Gross domestic product in the 16-nation euro region fell 0.2 percent from the first quarter, when it dropped 2.5 percent, the European Union’s statistics office in Luxembourg said in publishing final figures on second-quarter GDP. The decline was sharper than the 0.1 percent decrease estimated on Sept. 2.
While the euro-area economy is gathering strength after governments injected billions of euros through tax cuts and spending incentives to fight the worst recession since World War II, the International Monetary Fund projected last week that Europe’s recovery will be slow and fragile.” Confidence in the economic outlook rose to a one-year high in September and investors also grew more optimistic.
From a year earlier, GDP decreased 4.8 percent in the second quarter, also sharper than the 4.7 percent drop estimated earlier. The economy may expand 0.2 percent in the third quarter and 0.1 percent in the three months through December, the European Commission forecast on Sept. 14.

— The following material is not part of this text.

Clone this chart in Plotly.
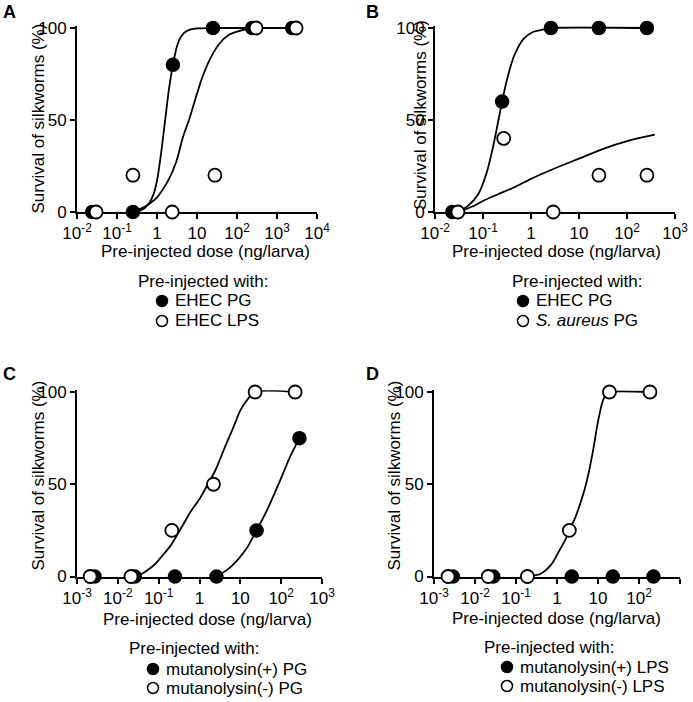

Investment declined 1.5 percent in the second quarter, compared with the 1.3 percent drop estimated earlier, today’s report showed. Consumer spending rose 0.1 percent, half the increase estimated last month. Exports shrank 1.5 percent in the latest quarter, a sharper drop than the 1.1 percent decline estimated last month. Imports fell 2.9 percent, compared with the 2.8 percent drop estimated earlier.
The world economy is emerging from the deepest slump in more than six decades following interest-rate cuts and $2 trillion of government spending, tax breaks and infrastructure projects. Factory orders in Germany, Europe’s largest economy, rose more than economists forecast in August, data showed today.